** Start **

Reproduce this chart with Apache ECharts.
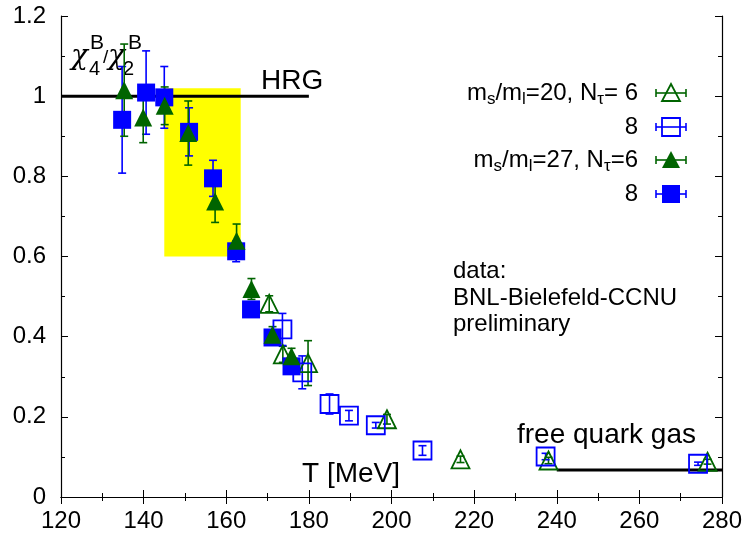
<!DOCTYPE html>
<html>
<head>
<meta charset="utf-8">
<script src="https://cdn.jsdelivr.net/npm/echarts@6/dist/echarts.min.js"></script>
<style>
html,body{margin:0;padding:0;background:#fff;}
#main{width:751px;height:537px;}
</style>
</head>
<body>
<div id="main"></div>
<script>
// [T, chi4/chi2, error]
var open_tri_20_6 = [[170.4,0.482,0.02],[173.7,0.356,0.02],[179.8,0.334,0.056],[198.9,0.194,0.012],[216.7,0.094,0.008],[238,0.091,0.008],[276.5,0.088,0.006]];
var open_sq_20_8 = [[173.6,0.418,0.04],[178.4,0.311,0.041],[185,0.232,0.025],[189.7,0.203,0.013],[196.2,0.179,0.007],[207.5,0.116,0.012],[237.3,0.101,0.008],[274.2,0.083,0.004]];
var fill_tri_27_6 = [[135.3,1.015,0.115],[139.9,0.947,0.063],[145.1,0.976,0.047],[150.8,0.908,0.08],[157.3,0.737,0.052],[162.5,0.639,0.042],[166.1,0.519,0.026],[171.2,0.405,0.02],[175.8,0.351,0.02]];
var fill_sq_27_8 = [[134.8,0.941,0.133],[140.6,1.009,0.104],[145,0.997,0.077],[151,0.911,0.06],[156.8,0.795,0.045],[162.4,0.613,0.026],[166,0.468,0.015],[171.2,0.398,0.015],[175.8,0.326,0.015]];
var hrg_line = [[120,1],[180,1]];
var fqg_line = [[240,0.0675],[280,0.0675]];
var box_T = [145,163.5];
var box_y = [0.6,1.02];

var GREEN = '#006400';
var BLUE = '#0000ff';
var FONT = 'Liberation Sans, Arial, sans-serif';

var chart = echarts.init(document.getElementById('main'));

function errRender(color){
    return function(params, api){
        var x = api.value(0), y = api.value(1), e = api.value(2);
        var a = api.coord([x, y + e]), b = api.coord([x, y - e]);
        var hw = 4;
        var st = {stroke: color, lineWidth: 1.6};
        return {type: 'group', children: [
            {type: 'line', shape: {x1: a[0], y1: a[1], x2: b[0], y2: b[1]}, style: st},
            {type: 'line', shape: {x1: a[0]-hw, y1: a[1], x2: a[0]+hw, y2: a[1]}, style: st},
            {type: 'line', shape: {x1: b[0]-hw, y1: b[1], x2: b[0]+hw, y2: b[1]}, style: st}
        ]};
    };
}

function errSeries(data, color){
    return {type: 'custom', data: data, encode: {x: 0, y: 1}, renderItem: errRender(color), z: 3, silent: true};
}
function symSeries(data, symbol, color, filled){
    return {
        type: 'scatter', data: data.map(function(d){ return [d[0], d[1]]; }),
        symbol: symbol, symbolSize: 18, z: 3, silent: true,
        itemStyle: filled ? {color: color, opacity: 1} : {color: 'rgba(0,0,0,0)', borderColor: color, borderWidth: 1.8, opacity: 1}
    };
}

// legend drawn by hand: text right aligned, symbol with x-error bar on the right
var legendRows = [
    {text: '{n|m}{s|s}{n|/m}{s|l}{n|=20, N}{s|τ}{n|= 6}', symbol: 'tri', color: GREEN, filled: false, y: 93},
    {text: '{n|8}', symbol: 'sq', color: BLUE, filled: false, y: 127},
    {text: '{n|m}{s|s}{n|/m}{s|l}{n|=27, N}{s|τ}{n|=6}', symbol: 'tri', color: GREEN, filled: true, y: 160},
    {text: '{n|8}', symbol: 'sq', color: BLUE, filled: true, y: 194}
];
var graphics = [];
legendRows.forEach(function(r){
    graphics.push({
        type: 'text', x: 638, y: r.y,
        style: {
            text: r.text, align: 'right', verticalAlign: 'middle', fill: '#000',
            rich: {
                n: {fontSize: 24, fontFamily: FONT, lineHeight: 30, fill: '#000'},
                s: {fontSize: 17, fontFamily: FONT, lineHeight: 14, verticalAlign: 'bottom', fill: '#000'}
            }
        }
    });
    var st = {stroke: r.color, lineWidth: 1.6};
    var cx = 671, cy = r.y;
    var kids = [
        {type: 'line', shape: {x1: cx-15, y1: cy, x2: cx+15, y2: cy}, style: st},
        {type: 'line', shape: {x1: cx-15, y1: cy-4, x2: cx-15, y2: cy+4}, style: st},
        {type: 'line', shape: {x1: cx+15, y1: cy-4, x2: cx+15, y2: cy+4}, style: st}
    ];
    var symStyle = r.filled ? {fill: r.color} : {fill: 'none', stroke: r.color, lineWidth: 1.8};
    if (r.symbol === 'tri') {
        kids.push({type: 'polygon', shape: {points: [[cx, cy-9], [cx-9, cy+8], [cx+9, cy+8]]}, style: symStyle});
    } else {
        kids.push({type: 'rect', shape: {x: cx-9, y: cy-9, width: 18, height: 18}, style: symStyle});
    }
    graphics.push({type: 'group', children: kids});
});

// labels, placed by baseline (approximated via bottom of em box)
function lab(s, x, baseline, fs, fam, sty){
    return {type: 'text', x: x, y: baseline + Math.round(fs * 0.21),
        style: {text: s, font: (sty ? sty + ' ' : '') + fs + 'px ' + (fam || FONT), fill: '#000', align: 'left', verticalAlign: 'bottom'}};
}
graphics.push(lab('χ', 71, 65, 28, 'DejaVu Serif', 'italic'));
graphics.push(lab('4', 89, 75, 20));
graphics.push(lab('B', 90, 50, 21));
graphics.push(lab('/', 103, 63, 19));
graphics.push(lab('χ', 108, 65, 28, 'DejaVu Serif', 'italic'));
graphics.push(lab('2', 123, 75, 20));
graphics.push(lab('B', 128, 50, 21));
graphics.push(lab('HRG', 261, 89, 28));
graphics.push(lab('T [MeV]', 302, 482, 28));
graphics.push(lab('free quark gas', 517, 443, 28));
graphics.push(lab('data:', 453, 278, 24));
graphics.push(lab('BNL-Bielefeld-CCNU', 453, 305, 24));
graphics.push(lab('preliminary', 453, 331, 24));

var axisCommon = {
    axisLine: {lineStyle: {color: '#000', width: 1.2}},
    axisTick: {inside: true, length: 7, lineStyle: {color: '#000', width: 1}},
    minorTick: {show: true, splitNumber: 2, length: 4, lineStyle: {color: '#000', width: 1}},
    splitLine: {show: false}
};

var option = {
    animation: false,
    backgroundColor: '#fff',
    grid: {left: 61, right: 29, top: 16, bottom: 40, containLabel: false},
    xAxis: [
        Object.assign({
            type: 'value', min: 120, max: 280, interval: 20, position: 'bottom',
            axisLabel: {color: '#000', fontSize: 24, fontFamily: FONT, margin: 12}
        }, axisCommon),
        Object.assign({
            type: 'value', min: 120, max: 280, interval: 20, position: 'top',
            axisLabel: {show: false}
        }, axisCommon)
    ],
    yAxis: [
        Object.assign({
            type: 'value', min: 0, max: 1.2, interval: 0.2, position: 'left',
            axisLabel: {color: '#000', fontSize: 24, fontFamily: FONT, margin: 15,
                formatter: function(v){ return String(Math.round(v * 10) / 10); }}
        }, axisCommon),
        Object.assign({
            type: 'value', min: 0, max: 1.2, interval: 0.2, position: 'right',
            axisLabel: {show: false}
        }, axisCommon)
    ],
    series: [
        {
            type: 'line', data: [], z: 1, silent: true,
            markArea: {
                silent: true,
                itemStyle: {color: '#ffff00', opacity: 1},
                data: [[{coord: [box_T[0], box_y[0]]}, {coord: [box_T[1], box_y[1]]}]]
            }
        },
        {type: 'line', data: hrg_line, showSymbol: false, z: 2, silent: true, lineStyle: {color: '#000', width: 3}},
        {type: 'line', data: fqg_line, showSymbol: false, z: 2, silent: true, lineStyle: {color: '#000', width: 3}},
        errSeries(open_tri_20_6, GREEN),
        symSeries(open_tri_20_6, 'triangle', GREEN, false),
        errSeries(open_sq_20_8, BLUE),
        symSeries(open_sq_20_8, 'rect', BLUE, false),
        errSeries(fill_sq_27_8, BLUE),
        symSeries(fill_sq_27_8, 'rect', BLUE, true),
        errSeries(fill_tri_27_6, GREEN),
        symSeries(fill_tri_27_6, 'triangle', GREEN, true)
    ],
    graphic: graphics
};
chart.setOption(option);
</script>
</body>
</html>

** End **

• _Prompt_
Skip every picture and return the lines above from the top through the one that contains "var chart = echarts.init(document.getElementById('main'));".

• _Task response_
Reproduce this chart with Apache ECharts.
<!DOCTYPE html>
<html>
<head>
<meta charset="utf-8">
<script src="https://cdn.jsdelivr.net/npm/echarts@6/dist/echarts.min.js"></script>
<style>
html,body{margin:0;padding:0;background:#fff;}
#main{width:751px;height:537px;}
</style>
</head>
<body>
<div id="main"></div>
<script>
// [T, chi4/chi2, error]
var open_tri_20_6 = [[170.4,0.482,0.02],[173.7,0.356,0.02],[179.8,0.334,0.056],[198.9,0.194,0.012],[216.7,0.094,0.008],[238,0.091,0.008],[276.5,0.088,0.006]];
var open_sq_20_8 = [[173.6,0.418,0.04],[178.4,0.311,0.041],[185,0.232,0.025],[189.7,0.203,0.013],[196.2,0.179,0.007],[207.5,0.116,0.012],[237.3,0.101,0.008],[274.2,0.083,0.004]];
var fill_tri_27_6 = [[135.3,1.015,0.115],[139.9,0.947,0.063],[145.1,0.976,0.047],[150.8,0.908,0.08],[157.3,0.737,0.052],[162.5,0.639,0.042],[166.1,0.519,0.026],[171.2,0.405,0.02],[175.8,0.351,0.02]];
var fill_sq_27_8 = [[134.8,0.941,0.133],[140.6,1.009,0.104],[145,0.997,0.077],[151,0.911,0.06],[156.8,0.795,0.045],[162.4,0.613,0.026],[166,0.468,0.015],[171.2,0.398,0.015],[175.8,0.326,0.015]];
var hrg_line = [[120,1],[180,1]];
var fqg_line = [[240,0.0675],[280,0.0675]];
var box_T = [145,163.5];
var box_y = [0.6,1.02];

var GREEN = '#006400';
var BLUE = '#0000ff';
var FONT = 'Liberation Sans, Arial, sans-serif';

var chart = echarts.init(document.getElementById('main'));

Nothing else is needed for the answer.